Black teen defends getting classmate kicked out of college by sharing video of her using racial slur in 2016
A VIRGINIA student said he had no regrets after posting a video of a classmate using a racial slur, forcing her to withdraw after she was accepted to her dream university.
Jimmy Galligan told The New York Times that he had received a three-second video last year of Mimi Groves, a white classmate, looking into the camera while using the racial slur in 2016.
“I can drive, n*****s,” Groves said in the video.
Groves, who at the time was a 15-year-old freshman at Heritage High School in Leesburg, Virginia, had just received her learner’s permit and was sitting in traffic when she excitedly used the racial slur.
The young girl, now 19, had sent the video to a friend through Snapchat, which was ultimately received by Galligan, who is biracial, through text years later when the two were seniors.
Galligan, 18, reportedly saved the video for a year to post at the most damaging time — when Groves had chosen to attend the University of Tennessee, Knoxville in June.
“I wanted to get her where she would understand the severity of that word,” Galligan told the outlet.
He added: “If I never posted that video, nothing would have ever happened.”
Galligan said he will now always be able to remind himself that he “taught someone a lesson.”
Groves, the varsity cheer captain at her high school, had been accepted to the university’s cheer team – the reigning national champion – in May.
But weeks later, Groves was shocked when — amid the George Floyd protests – she received backlash after urging friends on Instagram to “protest, donate, sign a petition, rally, and do something’ to support Black Lives Matter.
Someone, who Groves did not know, reportedly responded: “You have the audacity to post this, after saying the N-word.”
Galligan had posted the video online just four hours previously and it was quickly spread through social media sites including TikTok and Twitter, with demands to see the university revoke her admission.
Groves said that, at the time, she “didn’t understand the severity of the word, or the history and context behind it.
“I was so young,” Groves said in a recent interview, the outlet reported.
Groves added that the slur was in “all the songs we listened to, and I’m not using that as an excuse.”
She said that her entire family has struggled with public shaming for a three-second clip made when she was just 15 years old.
“It honestly disgusts me that those words would come out of my mouth,” Mimi Groves said of her video. “How can you convince somebody that has never met you and the only thing they’ve ever seen of you is that three-second clip?”
The University of Tennessee had announced that her placement on the cheerleading team had been revoked in a Twitter thread in June, and that as a result she would not be attending the school.
“The University of Tennessee has received several reports of racist remarks and actions on social media by past, present, and future members of our community,” the school tweeted.
“The university takes seriously our commitment to fostering a Volunteer community that values equity, inclusion, and that promotes respect for all people.

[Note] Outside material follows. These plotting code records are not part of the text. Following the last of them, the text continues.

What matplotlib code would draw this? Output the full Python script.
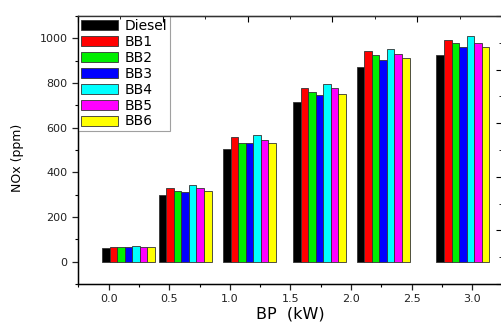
import numpy as np
import matplotlib.pyplot as plt
from matplotlib.ticker import MultipleLocator

plt.rcParams['font.family'] = ['DejaVu Sans']

# BP (kW) positions of the bar groups as drawn on the axis
bp = [0.165, 0.631, 1.162, 1.739, 2.263, 2.922]

fuels = ['Diesel', 'BB1', 'BB2', 'BB3', 'BB4', 'BB5', 'BB6']
colors = ['#000000', '#ff0000', '#00ee00', '#0000ff', '#00ffff', '#ff00ff', '#ffff00']

diesel = [62, 300, 505, 717, 870, 927]
bb1 = [67, 330, 557, 777, 945, 993]
bb2 = [65, 318, 532, 759, 927, 977]
bb3 = [64, 314, 530, 747, 905, 960]
bb4 = [68, 344, 569, 797, 954, 1010]
bb5 = [67, 329, 543, 778, 930, 980]
bb6 = [65, 317, 532, 751, 910, 963]
series = [diesel, bb1, bb2, bb3, bb4, bb5, bb6]

fig = plt.figure(figsize=(5.02, 3.22), dpi=100)
ax = fig.add_axes([78/502, 38/322, 424/502, 268/322])

w = 0.0624
x = np.array(bp)
for j, (name, vals, c) in enumerate(zip(fuels, series, colors)):
    ax.bar(x + (j - 3) * w, vals, width=w, color=c, edgecolor='#333333',
           linewidth=0.6, label=name)

ax.set_xlim(-0.252, 3.244)
ax.set_ylim(-100, 1100)
ax.xaxis.set_minor_locator(MultipleLocator(0.25))
ax.yaxis.set_major_locator(MultipleLocator(200))
ax.yaxis.set_minor_locator(MultipleLocator(100))
ax.set_xticks([0, 0.5, 1.0, 1.5, 2.0, 2.5, 3.0])
ax.set_xticklabels(['0.0', '0.5', '1.0', '1.5', '2.0', '2.5', '3.0'])
ax.tick_params(which='major', direction='out', length=4, width=0.9,
               labelsize=8, colors='#222222')
ax.tick_params(which='minor', direction='out', length=2.5, width=0.8)
ax.tick_params(axis='x', pad=3)

for s in ax.spines.values():
    s.set_linewidth(1.0)
    s.set_color('#333333')
ax.spines['right'].set_visible(False)

# secondary top / right axes with their own inward ticks
axt = ax.twiny()
axt.set_xlim(0, 1)
axt.xaxis.set_major_locator(MultipleLocator(0.2))
axt.xaxis.set_minor_locator(MultipleLocator(0.1))
axt.tick_params(axis='x', which='major', direction='in', length=4, labeltop=False)
axt.tick_params(axis='x', which='minor', direction='in', length=2.5)
axr = ax.twinx()
axr.set_ylim(0, 1)
axr.yaxis.set_major_locator(MultipleLocator(0.2))
axr.yaxis.set_minor_locator(MultipleLocator(0.1))
axr.tick_params(axis='y', which='major', direction='in', length=4, labelright=False)
axr.tick_params(axis='y', which='minor', direction='in', length=2.5)
for a in (axt, axr):
    a.spines['right'].set_visible(False)
    a.spines['top'].set_color('#333333')

ax.set_ylabel('NOx (ppm)', fontsize=9)
ax.yaxis.set_label_coords(-0.128, 0.47)
ax.set_xlabel('BP  (kW)', fontsize=11.5)
ax.xaxis.set_label_coords(0.5, -0.083)
ax.xaxis.label.set_va('top')

leg = ax.legend(loc='upper left', fontsize=10, frameon=True, fancybox=False,
                borderaxespad=0, handlelength=2.66, handleheight=0.72,
                labelspacing=0.14, handletextpad=0.5, borderpad=0.2)
leg.get_frame().set_edgecolor('#888888')
leg.get_frame().set_linewidth(0.8)
leg.set_zorder(5)

fig.savefig('out.png', dpi=100)
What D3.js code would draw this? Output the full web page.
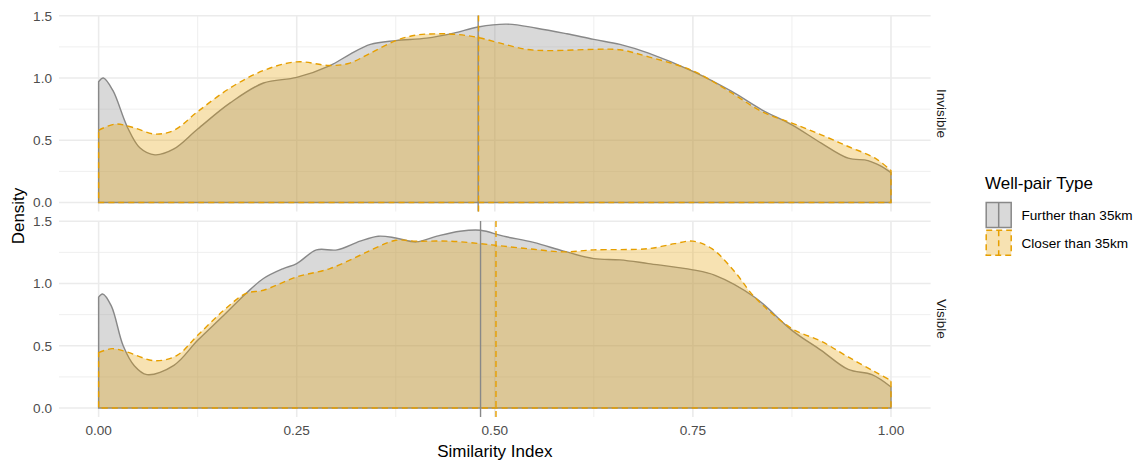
<!DOCTYPE html>
<html>
<head>
<meta charset="utf-8">
<script src="https://cdn.jsdelivr.net/npm/d3@7"></script>
<style>
  body { margin: 0; background: #fff; }
  svg { display: block; font-family: "Liberation Sans", Arial, sans-serif; }
</style>
</head>
<body>
<svg id="chart" width="1139" height="461"></svg>
<script>
// facets and groups
var panels = ["Invisible", "Visible"];
var groups = ["Further than 35km", "Closer than 35km"];
var xTicks = [0, 0.25, 0.5, 0.75, 1];
var xTickLabels = ["0.00", "0.25", "0.50", "0.75", "1.00"];
var yTicks = [0, 0.5, 1, 1.5];
var yTickLabels = ["0.0", "0.5", "1.0", "1.5"];

// density curves: [similarity, density]
var invisibleFurther = [[0,0.97],[0.006,1.0],[0.018,0.90],[0.036,0.61],[0.052,0.44],[0.071,0.383],[0.095,0.43],[0.125,0.59],[0.166,0.80],[0.208,0.96],[0.25,1.005],[0.292,1.10],[0.317,1.19],[0.343,1.27],[0.375,1.30],[0.414,1.32],[0.448,1.36],[0.479,1.41],[0.515,1.433],[0.553,1.40],[0.591,1.355],[0.625,1.31],[0.658,1.27],[0.694,1.20],[0.75,1.053],[0.799,0.892],[0.837,0.745],[0.875,0.624],[0.912,0.477],[0.946,0.356],[0.971,0.337],[0.988,0.29],[1.0,0.24]];
var invisibleCloser = [[0,0.58],[0.021,0.63],[0.045,0.60],[0.071,0.55],[0.095,0.58],[0.125,0.73],[0.166,0.92],[0.208,1.06],[0.25,1.13],[0.292,1.10],[0.317,1.12],[0.343,1.20],[0.375,1.30],[0.401,1.345],[0.427,1.355],[0.452,1.35],[0.479,1.325],[0.507,1.28],[0.540,1.23],[0.570,1.22],[0.625,1.23],[0.658,1.227],[0.694,1.17],[0.75,1.058],[0.799,0.88],[0.837,0.73],[0.875,0.638],[0.912,0.544],[0.946,0.45],[0.980,0.356],[1.0,0.257]];
var visibleFurther = [[0,0.89],[0.005,0.916],[0.016,0.82],[0.031,0.50],[0.045,0.34],[0.061,0.268],[0.095,0.343],[0.125,0.544],[0.158,0.745],[0.186,0.92],[0.208,1.04],[0.233,1.12],[0.25,1.16],[0.275,1.27],[0.301,1.27],[0.33,1.34],[0.353,1.38],[0.375,1.366],[0.401,1.334],[0.427,1.38],[0.456,1.42],[0.482,1.428],[0.511,1.38],[0.549,1.33],[0.587,1.26],[0.625,1.20],[0.658,1.19],[0.694,1.16],[0.75,1.11],[0.778,1.066],[0.828,0.89],[0.875,0.624],[0.912,0.463],[0.946,0.31],[0.976,0.268],[1.0,0.169]];
var visibleCloser = [[0,0.445],[0.017,0.477],[0.036,0.45],[0.071,0.38],[0.099,0.423],[0.125,0.584],[0.158,0.785],[0.186,0.92],[0.208,0.946],[0.25,1.053],[0.292,1.12],[0.33,1.227],[0.343,1.267],[0.375,1.347],[0.401,1.34],[0.444,1.34],[0.482,1.32],[0.511,1.30],[0.549,1.275],[0.587,1.254],[0.625,1.27],[0.694,1.28],[0.727,1.32],[0.75,1.34],[0.774,1.28],[0.803,1.093],[0.828,0.89],[0.875,0.638],[0.912,0.536],[0.946,0.41],[0.980,0.29],[1.0,0.222]];

// group means (vertical lines)
var meanFurther = [0.479, 0.482];
var meanCloser = [0.4795, 0.5015];

var curves = [[invisibleFurther, invisibleCloser], [visibleFurther, visibleCloser]];
var means = [[meanFurther[0], meanCloser[0]], [meanFurther[1], meanCloser[1]]];

var fills = ["rgba(153,153,153,0.37)", "rgba(230,159,0,0.3)"];
var strokes = ["#888888", "#E69F00"];
var dashes = [null, "6,4"];

var svg = d3.select("#chart");
var left = 59, right = 930.6;
var panelTops = [15.5, 221], panelH = 196;

var x = d3.scaleLinear().domain([-0.05, 1.05]).range([left, right]);

panels.forEach(function (name, p) {
    var top = panelTops[p];
    var y = d3.scaleLinear().domain([-0.072, 1.502]).range([top + panelH, top]);
    var g = svg.append("g");

    // minor grid
    d3.range(0.125, 1, 0.25).forEach(function (v) {
        g.append("line").attr("x1", x(v)).attr("x2", x(v)).attr("y1", top).attr("y2", top + panelH)
            .attr("stroke", "#ebebeb").attr("stroke-width", 0.8);
    });
    [0.25, 0.75, 1.25].forEach(function (v) {
        g.append("line").attr("x1", left).attr("x2", right).attr("y1", y(v)).attr("y2", y(v))
            .attr("stroke", "#ebebeb").attr("stroke-width", 0.8);
    });
    // major grid
    xTicks.forEach(function (v) {
        g.append("line").attr("x1", x(v)).attr("x2", x(v)).attr("y1", top).attr("y2", top + panelH)
            .attr("stroke", "#ebebeb").attr("stroke-width", 1.6);
    });
    yTicks.forEach(function (v) {
        g.append("line").attr("x1", left).attr("x2", right).attr("y1", y(v)).attr("y2", y(v))
            .attr("stroke", "#ebebeb").attr("stroke-width", 1.6);
    });

    var area = d3.area()
        .x(function (d) { return x(d[0]); })
        .y0(y(0))
        .y1(function (d) { return y(d[1]); })
        .curve(d3.curveCatmullRom.alpha(0.5));

    curves[p].forEach(function (data, i) {
        g.append("path").attr("d", area(data))
            .attr("fill", fills[i]).attr("stroke", strokes[i]).attr("stroke-width", 1.4)
            .attr("stroke-dasharray", dashes[i]);
    });
    means[p].forEach(function (m, i) {
        g.append("line").attr("x1", x(m)).attr("x2", x(m)).attr("y1", top).attr("y2", top + panelH)
            .attr("stroke", strokes[i]).attr("stroke-width", 1.4).attr("stroke-dasharray", dashes[i]);
    });

    // y tick labels
    yTicks.forEach(function (v, i) {
        g.append("text").attr("x", 52).attr("y", y(v)).attr("dy", "0.35em")
            .attr("text-anchor", "end").attr("font-size", 13.6).attr("fill", "#4d4d4d")
            .text(yTickLabels[i]);
    });

    // strip label
    var cy = top + panelH / 2;
    g.append("text").attr("transform", "translate(942," + cy + ") rotate(90)")
        .attr("text-anchor", "middle").attr("dy", "0.35em")
        .attr("font-size", 13.6).attr("fill", "#1a1a1a").text(name);
});

// x tick labels (bottom panel only)
xTicks.forEach(function (v, i) {
    svg.append("text").attr("x", x(v)).attr("y", 430).attr("dy", "0.35em")
        .attr("text-anchor", "middle").attr("font-size", 13.6).attr("fill", "#4d4d4d")
        .text(xTickLabels[i]);
});

// axis titles
svg.append("text").attr("x", x(0.5)).attr("y", 451).attr("dy", "0.35em")
    .attr("text-anchor", "middle").attr("font-size", 17).attr("fill", "#000").text("Similarity Index");
svg.append("text").attr("transform", "translate(18,216) rotate(-90)").attr("dy", "0.35em")
    .attr("text-anchor", "middle").attr("font-size", 17).attr("fill", "#000").text("Density");

// legend
var lg = svg.append("g").attr("transform", "translate(985,0)");
lg.append("text").attr("x", 0).attr("y", 189).attr("font-size", 17).attr("fill", "#000").text("Well-pair Type");
groups.forEach(function (name, i) {
    var ky = 202.5 + i * 27.8;
    lg.append("rect").attr("x", 1.2).attr("y", ky).attr("width", 25).attr("height", 25)
        .attr("fill", fills[i]).attr("stroke", strokes[i]).attr("stroke-width", 1.5)
        .attr("stroke-dasharray", dashes[i]);
    lg.append("line").attr("x1", 13.7).attr("x2", 13.7).attr("y1", ky).attr("y2", ky + 25)
        .attr("stroke", strokes[i]).attr("stroke-width", 1.5).attr("stroke-dasharray", dashes[i]);
    lg.append("text").attr("x", 36.5).attr("y", ky + 12.8).attr("dy", "0.35em")
        .attr("font-size", 13.6).attr("fill", "#000").text(name);
});
</script>
</body>
</html>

We have a responsibility to support our black students and create a place where all Vols feel safe.”
The statement continued: “On Wednesday, following a racist video and photo surfacing on social media, Athletics made the decision not to allow a prospective student to join the Spirit Program. She will not be attending the university this fall.”
Galligan is now enrolled in his freshman year at Vanguard University in California while Groves lives at home, taking online classes at a nearby community college – surrounded by her cheer trophies and medals.
“I’ve learned how quickly social media can take something they know very little about, twist the truth and potentially ruin somebody’s life,” she said.
One of Ms. Groves’s friends, who is Black, said Ms. Groves had personally apologized for the video long before it went viral.
A friend of Groves, who is black, told The New York Times that the cheerleader had apologized for the video well before it went viral online – and that she had defended her friend once it had been posted.
“We’re supposed to educate people not ruin their lives all because you want to feel a sense of empowerment,” the friend wrote in a Snapchat post, according to the outlet.